The United States and Indonesia are gearing up for a trade dispute. While the United States has been looking to Indonesia and its massive domestic population for a new and largely untapped market, the United States is now charging Indonesia with unfair practices. Indonesia is trying to reduce the import of some of the United States favorite products, including meat and horticultural products. This instigated domestic tensions in the United States, among a population growing weary of globalization, international demand, and the loss of jobs to overseas companies. This battle could turn out to be larger than similar fights in recent years.
The United States has found itself facing import bans and restrictions for its meat and agricultural products to numerous times in the past. The U.S. has gotten into high profile battles with European nations and numerous other countries over its agricultural practices. The reasons behind these on going battles stem from a wide variety of issues, ranging from uncompetitive practices to the use of growth hormones.
At the heart of the battle is Indonesia's system for import licenses and its system of quotas. The United States has charged that the import licensing system is far too complex and opaque. According to the U.S. government, these licenses amount to unjust market restrictions. To make matters worse, the Indonesia government has announced that it will dramatically reduce quotas for imported meat. So far the Indonesian government has offered few justifications for the new measures, though the Indonesian government has stated a desire to become self-sufficient in beef production by 2014.

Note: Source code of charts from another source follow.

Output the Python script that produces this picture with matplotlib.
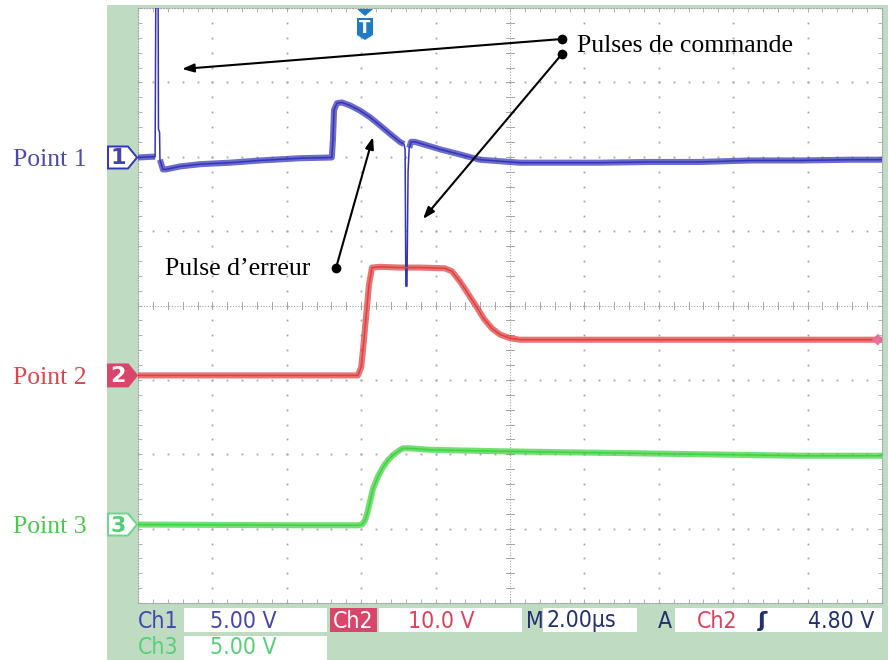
import numpy as np
import matplotlib
matplotlib.use("Agg")
import matplotlib.pyplot as plt
from matplotlib.patches import Polygon, Rectangle

# ---------------- data (time in µs, level in screen divisions) ----------------
ch1_t = [0.00, 0.38, 0.46, 0.48, 0.54, 0.55, 0.58, 0.59, 0.67, 0.75, 1.13, 1.67, 2.47,
         3.28, 4.35, 5.21, 5.24, 5.27, 5.35, 5.48, 5.70, 5.97, 6.24, 6.51, 6.77, 7.04,
         7.15, 7.18, 7.20, 7.23, 7.26, 7.29, 7.34, 7.45, 7.72, 8.12, 8.66, 9.19, 9.73,
         10.27, 11.34, 12.42, 13.76, 15.11, 16.45, 17.80, 19.14, 20.00]
ch1_v = [1.99, 2.00, 2.00, 4.30, 4.30, 2.37, 2.33, 1.96, 1.83, 1.83, 1.87, 1.90, 1.92,
         1.95, 1.98, 1.99, 2.23, 2.63, 2.72, 2.73, 2.69, 2.62, 2.53, 2.42, 2.31, 2.20,
         2.17, 2.10, 0.26, 0.26, 1.80, 2.12, 2.20, 2.20, 2.16, 2.10, 2.03, 1.96, 1.94,
         1.92, 1.92, 1.92, 1.93, 1.93, 1.95, 1.95, 1.96, 1.96]
ch1_spike_idx = [3, 4, 5, 6, 27, 28, 29, 30]

ch2_t = [0.00, 1.67, 4.35, 5.91, 6.00, 6.05, 6.10, 6.16, 6.21, 6.29, 6.51, 7.04, 7.58,
         8.25, 8.44, 8.66, 8.87, 9.09, 9.30, 9.52, 9.73, 10.00, 10.27, 13.76, 16.45, 20.00]
ch2_v = [-0.94, -0.94, -0.94, -0.94, -0.83, -0.59, -0.32, 0.01, 0.28, 0.51, 0.52, 0.51,
         0.51, 0.50, 0.46, 0.32, 0.16, -0.01, -0.18, -0.31, -0.39, -0.44, -0.46, -0.46,
         -0.46, -0.46]

ch3_t = [0.00, 4.35, 5.91, 6.02, 6.10, 6.16, 6.24, 6.32, 6.45, 6.59, 6.72, 6.86, 6.99,
         7.12, 7.31, 7.85, 9.73, 12.42, 15.11, 17.80, 20.00]
ch3_v = [-2.945, -2.955, -2.955, -2.945, -2.89, -2.80, -2.63, -2.46, -2.30, -2.17, -2.08,
         -2.01, -1.96, -1.92, -1.92, -1.94, -1.96, -1.98, -2.00, -2.02, -2.02]

ch_levels = [1.99, -0.94, -2.945]          # reference markers 1, 2, 3
point_labels = ["Point 1", "Point 2", "Point 3"]
status_row1 = ["Ch1", "5.00 V", "Ch2", "10.0 V", "M", "2.00µs", "A", "Ch2", "ʃ", "4.80 V"]
status_row2 = ["Ch3", "5.00 V"]

# ---------------- styling ----------------
W, H = 888, 660
BLUE, RED, GREEN = "#3434b8", "#e04040", "#3fd23f"
LBL_BLUE, LBL_RED, LBL_GREEN = "#4b4baa", "#d9484f", "#4cc94c"
PANEL = "#bfdcc3"
GRID = "#a2a6a6"
NAVY = "#23306e"

fig = plt.figure(figsize=(W / 100, H / 100), dpi=100)
fig.patch.set_facecolor("white")

# background scope panel (pixel coords)
bg = fig.add_axes([0, 0, 1, 1], zorder=0)
bg.set_xlim(0, W); bg.set_ylim(H, 0); bg.axis("off")
bg.add_patch(Rectangle((107, 5), W - 107, H - 5, facecolor=PANEL, edgecolor="none"))

# main scope screen
x0, x1, y0, y1 = 138, 882, 8, 603
ax = fig.add_axes([x0 / W, 1 - y1 / H, (x1 - x0) / W, (y1 - y0) / H], zorder=1)
ax.set_facecolor("white")
ax.set_xlim(0, 20)
ax.set_ylim(-4, 4)
for s in ax.spines.values():
    s.set_color(GRID); s.set_linestyle((0, (1, 1.5))); s.set_linewidth(0.8)
ax.set_xticks(np.arange(0, 20.01, 0.4))
ax.set_yticks(np.arange(-4, 4.01, 0.2))
ax.tick_params(direction="in", length=3, width=0.6, color=GRID,
               top=True, right=True, labelbottom=False, labelleft=False)

# dotted major grid
ydots = np.arange(-4, 4.001, 0.2)
xdots = np.arange(0, 20.001, 0.4)
for gx in range(2, 20, 2):
    if gx != 10:
        ax.plot(np.full_like(ydots, gx), ydots, ls="none", marker="s", ms=1.3,
                mec="none", color=GRID, zorder=1)
for gy in range(-3, 4):
    if gy != 0:
        ax.plot(xdots, np.full_like(xdots, gy), ls="none", marker="s", ms=1.3,
                mec="none", color=GRID, zorder=1)
# centre crosshair with ticks
ax.plot([10, 10], [-4, 4], color=GRID, lw=0.8, ls=(0, (1, 1.5)), zorder=1)
ax.plot([0, 20], [0, 0], color=GRID, lw=0.8, ls=(0, (1, 1.5)), zorder=1)
for yy in ydots:
    ax.plot([9.9, 10.1], [yy, yy], color=GRID, lw=0.7, zorder=1)
for xx in xdots:
    ax.plot([xx, xx], [-0.05, 0.05], color=GRID, lw=0.7, zorder=1)

# traces: thin core + thicker noise band
def draw_trace(t, v, color, spikes=()):
    t = np.asarray(t, float); v = np.asarray(v, float)
    band = v.copy()
    band[list(spikes)] = np.nan
    ax.plot(t, band, color=color, lw=4.4, alpha=0.72, solid_capstyle="butt", zorder=3)
    ax.plot(t, v, color=color, lw=1.1, zorder=4)

draw_trace(ch1_t, ch1_v, BLUE, ch1_spike_idx)
draw_trace(ch2_t, ch2_v, RED)
draw_trace(ch3_t, ch3_v, GREEN)

# ---------------- overlay (pixel coordinates) ----------------
ov = fig.add_axes([0, 0, 1, 1], zorder=3)
ov.set_xlim(0, W); ov.set_ylim(H, 0); ov.axis("off")
ov.patch.set_alpha(0)

def lvl_to_px(v):
    return y0 + (4 - v) / 8 * (y1 - y0)

# channel markers on the left
marker_styles = [("white", BLUE, "#4444b0"), ("#d9466c", "#d9466c", "white"),
                 ("white", "#6ad68a", "#55cc77")]
for i, lv in enumerate(ch_levels):
    c = lvl_to_px(lv)
    fc, ec, tc = marker_styles[i]
    ov.add_patch(Polygon([(108, c - 11), (128, c - 11), (137, c), (128, c + 11), (108, c + 11)],
                         closed=True, facecolor=fc, edgecolor=ec, lw=1.4, zorder=5))
    ov.text(118, c + 1, str(i + 1), color=tc, fontsize=16, fontweight="bold", ha="center",
            va="center", family="DejaVu Sans", zorder=6)

# small Ch2 marker at the right end
c2r = lvl_to_px(ch2_v[-1])
ov.add_patch(Polygon([(872, c2r), (878, c2r - 6), (882, c2r), (878, c2r + 6)],
                     closed=True, facecolor="#e7709a", edgecolor="none", zorder=5))

# left labels
lbl_colors = [LBL_BLUE, LBL_RED, LBL_GREEN]
for i, lv in enumerate(ch_levels):
    c = lvl_to_px(lv)
    ov.text(13, c + 8.5, point_labels[i], color=lbl_colors[i], fontsize=18.5,
            family="Liberation Serif", ha="left", va="baseline")

# trigger marker
TB = "#1f7cc0"
ov.add_patch(Polygon([(357, 9), (373, 9), (365, 16)], closed=True, facecolor=TB, edgecolor="none",
                     zorder=5))
ov.add_patch(Polygon([(357, 18), (373, 18), (373, 35), (365, 40), (357, 35)], closed=True,
                     facecolor=TB, edgecolor="none", zorder=5))
ov.text(365, 28, "T", color="white", fontsize=12, fontweight="bold", ha="center", va="center",
        family="DejaVu Sans", zorder=6)

# annotations
SERIF = "Liberation Serif"
ov.text(577, 52, "Pulses de commande", fontsize=18.5, family=SERIF, ha="left", va="baseline")
ov.text(165, 275, "Pulse d’erreur", fontsize=18.5, family=SERIF, ha="left", va="baseline")
arrows = [((562, 39), (182, 69)), ((562, 54), (423, 219)), ((336, 268), (373, 137))]
for (sx, sy), (ex, ey) in arrows:
    ov.annotate("", xy=(ex, ey), xytext=(sx, sy),
                arrowprops=dict(arrowstyle="-|>,head_length=0.7,head_width=0.25",
                                color="black", lw=1.5, shrinkA=0, shrinkB=0))
    ov.plot([sx], [sy], marker="o", ms=6, color="black")

# status bar
def box(xa, xb, ya, yb, fc="white"):
    ov.add_patch(Rectangle((xa, ya), xb - xa, yb - ya, facecolor=fc, edgecolor="none", zorder=2))

box(184, 327, 608, 632)
box(330, 377, 608, 632, fc="#d9466c")
box(379, 522, 608, 632)
box(543, 637, 608, 632)
box(675, 882, 608, 632)
box(184, 327, 636, 660)

SF = dict(fontsize=16.5, family="DejaVu Sans", fontstretch="condensed", va="center", zorder=4)
r1, r2 = 621, 648
ov.text(138, r1, status_row1[0], color="#4545ad", ha="left", **SF)
ov.text(210, r1, status_row1[1], color="#4545ad", ha="left", **SF)
ov.text(353, r1, status_row1[2], color="white", ha="center", **SF)
ov.text(408, r1, status_row1[3], color="#e0405c", ha="left", **SF)
ov.text(526, r1, status_row1[4], color=NAVY, ha="left", **SF)
ov.text(546, r1, status_row1[5], color=NAVY, ha="left", **SF)
ov.text(658, r1, status_row1[6], color=NAVY, ha="left", **SF)
ov.text(697, r1, status_row1[7], color="#e0405c", ha="left", **SF)
ov.text(762, r1, status_row1[8], color=NAVY, ha="center", fontsize=16, fontweight="bold",
        family="DejaVu Sans", va="center", zorder=4)
ov.text(808, r1, status_row1[9], color=NAVY, ha="left", **SF)
ov.text(138, r2, status_row2[0], color="#55d078", ha="left", **SF)
ov.text(210, r2, status_row2[1], color="#55d078", ha="left", **SF)

fig.savefig("out.png", dpi=100)
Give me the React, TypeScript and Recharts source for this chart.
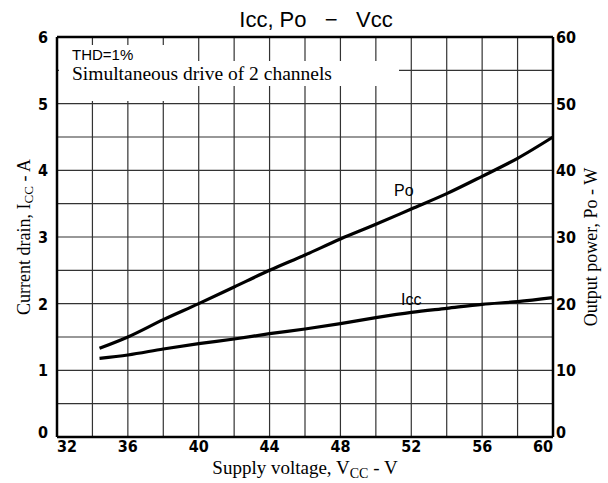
import React from 'react';
import { ComposedChart, Line, XAxis, YAxis, CartesianGrid, ReferenceLine } from 'recharts';

const voltage = [34.4, 36, 38, 40, 42, 44, 46, 48, 50, 52, 54, 56, 58, 60];
const iccAmps = [1.18, 1.23, 1.32, 1.4, 1.47, 1.55, 1.62, 1.7, 1.79, 1.87, 1.93, 1.99, 2.03, 2.09];
const poWatts = [13.3, 15, 17.6, 20, 22.5, 25, 27.3, 29.7, 31.9, 34.2, 36.5, 39.1, 41.8, 45];

const xTicks = [32, 34, 36, 38, 40, 42, 44, 46, 48, 50, 52, 54, 56, 58, 60];
const leftTicks = [0, 0.5, 1, 1.5, 2, 2.5, 3, 3.5, 4, 4.5, 5, 5.5, 6];
const rightTicks = [0, 5, 10, 15, 20, 25, 30, 35, 40, 45, 50, 55, 60];

const data = voltage.map((v, i) => ({ v, icc: iccAmps[i], po: poWatts[i] }));

const tickFamily = 'Liberation Sans Narrow, DejaVu Sans Condensed, sans-serif';
const serif = "'Liberation Serif', 'Times New Roman', serif";
const sans = 'Liberation Sans, Arial, sans-serif';

const XTick = (props: any) => {
  const { x, y, payload } = props;
  const val = payload.value as number;
  if (val % 4 !== 0) return null;
  const anchor = val === 32 ? 'start' : val === 60 ? 'end' : 'middle';
  return (
    <text x={x} y={y + 15} textAnchor={anchor} fontFamily={tickFamily} fontWeight={700} fontSize={16} fill="#000">
      {val}
    </text>
  );
};

const LeftTick = (props: any) => {
  const { x, y, payload } = props;
  const val = payload.value as number;
  if (!Number.isInteger(val)) return null;
  return (
    <text x={x - 9} y={y + (val === 0 ? 1 : 6)} textAnchor="end" fontFamily={tickFamily} fontWeight={700} fontSize={16} fill="#000">
      {val}
    </text>
  );
};

const RightTick = (props: any) => {
  const { x, y, payload } = props;
  const val = payload.value as number;
  if (val % 10 !== 0) return null;
  return (
    <text x={x + 3} y={y + (val === 0 ? 1 : 6)} textAnchor="start" fontFamily={tickFamily} fontWeight={700} fontSize={16} fill="#000">
      {val}
    </text>
  );
};

export default function App() {
  return (
    <div style={{ position: 'absolute', left: 0, top: 0, width: 608, height: 483, background: '#fff' }}>
      <ComposedChart width={608} height={483} data={data} margin={{ top: 37, right: 0, bottom: 0, left: 0 }}>
        <CartesianGrid yAxisId="left" stroke="#333" strokeWidth={1.2} />
        <XAxis dataKey="v" type="number" domain={[32, 60]} ticks={xTicks} height={46}
          tick={<XTick />} tickLine={false} tickSize={0} tickMargin={0}
          axisLine={{ stroke: '#000', strokeWidth: 2.5 }} interval={0} />
        <YAxis yAxisId="left" domain={[0, 6]} ticks={leftTicks} width={57}
          tick={<LeftTick />} tickLine={false} tickSize={0} tickMargin={0}
          axisLine={{ stroke: '#000', strokeWidth: 2.5 }} interval={0} />
        <YAxis yAxisId="right" orientation="right" domain={[0, 60]} ticks={rightTicks} width={55}
          tick={<RightTick />} tickLine={false} tickSize={0} tickMargin={0}
          axisLine={{ stroke: '#000', strokeWidth: 2.5 }} interval={0} />
        <rect x={59} y={45} width={132} height={56} fill="#fff" />
        <rect x={59} y={61} width={340} height={25} fill="#fff" />
        <ReferenceLine yAxisId="left" y={6} stroke="#000" strokeWidth={2.5} />
        <Line yAxisId="left" dataKey="icc" type="monotone" stroke="#000" strokeWidth={3.2} dot={false} isAnimationActive={false} />
        <Line yAxisId="right" dataKey="po" type="monotone" stroke="#000" strokeWidth={3.2} dot={false} isAnimationActive={false} />
        <text x={316} y={27} textAnchor="middle" fontFamily={sans} fontSize={22} fill="#000" style={{ whiteSpace: 'pre' }}>Icc, Po   −   Vcc</text>
        <text x={72} y={60} fontFamily={sans} fontSize={15} fill="#000">THD=1%</text>
        <text x={72} y={80} style={{ fontFamily: serif, fontSize: 19.5 }} fill="#000">Simultaneous drive of 2 channels</text>
        <text x={394} y={196} fontFamily={sans} fontSize={16} fill="#000">Po</text>
        <text x={401} y={305} fontFamily={sans} fontSize={16} fill="#000">Icc</text>
        <text x={305} y={474} textAnchor="middle" style={{ fontFamily: serif, fontSize: 19 }} fill="#000">
          <tspan>Supply voltage, V</tspan><tspan fontSize={14} dy={4}>CC</tspan><tspan dy={-4}> - V</tspan>
        </text>
        <text x={24} y={237} textAnchor="middle" dominantBaseline="central" transform="rotate(-90, 24, 237)" style={{ fontFamily: serif, fontSize: 18 }} fill="#000">
          <tspan>Current drain, I</tspan><tspan fontSize={13} dy={4}>CC</tspan><tspan dy={-4}> - A</tspan>
        </text>
        <text x={591} y={247} textAnchor="middle" dominantBaseline="central" transform="rotate(-90, 591, 247)" style={{ fontFamily: serif, fontSize: 18 }} fill="#000">
          Output power, Po - W
        </text>
      </ComposedChart>
    </div>
  );
}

Indonesia would appear to have the most to risk in this battle, however, as the current 26 billion dollars in trade conducted between the two nations sharply favors Indonesia. With tensions already running high among the American population, which has seen thousands of jobs shipped abroad, Indonesians may find themselves strung up in a hornet's nest. Congress members from the so-called 'Bread Basket countries of the U.S.A.' are known to be fiercely protective of the U.S. agricultural sector. Now, with tough global economic conditions said Congress members are likely to drum up strong support from non agricultural states.
For one, the United States has come under fire for its massive subsides to corn and other agricultural operations. USA corn growers are given over 5 billion dollars a year in direct subsides, and total farm related subsides top 10 billion dollars per year, allowing U.S. farmers to sell corn and other products at far lower rates than the market would otherwise allow.
This corn is then used to feed livestock and in other operations which helps lower the costs of meat. Numerous countries have charged that these subsides create a market in which domestic farmers cannot compete. The United States has even been accused of “dumping” meat and agricultural products, referring to its sale of goods at a lower price than it costs to produce.
While countries may have legitimate reasons to complain, excuses are often used to protect markets at any costs. For example, the European Union gained infamy for trying to regulate the size and shape of bananas in a way that would have greatly favored European banana growers and all but excluded bananas imported from the Caribbean and elsewhere. These regulations would later be repealed due to intense international pressure. The case between the United States and Indonesia is now being brought up in the World Trade Organization, which will ultimately have to decide if Indonesia is violating international trade standards.
With relations now growing warmer and warmer between the United States and Indonesia, this trade snafu runs the risk of spiraling into a bigger confrontation. Still, there appears to be little risk as of yet that the current battle over agricultural goods will spill over into other sectors. There is a risk, however, that Australia and other agriculture exporters could be drawn into the fight. The case is now making its way to the World Trade Organization for review, though the outcome of the WTO's intervention at this point is uncertain.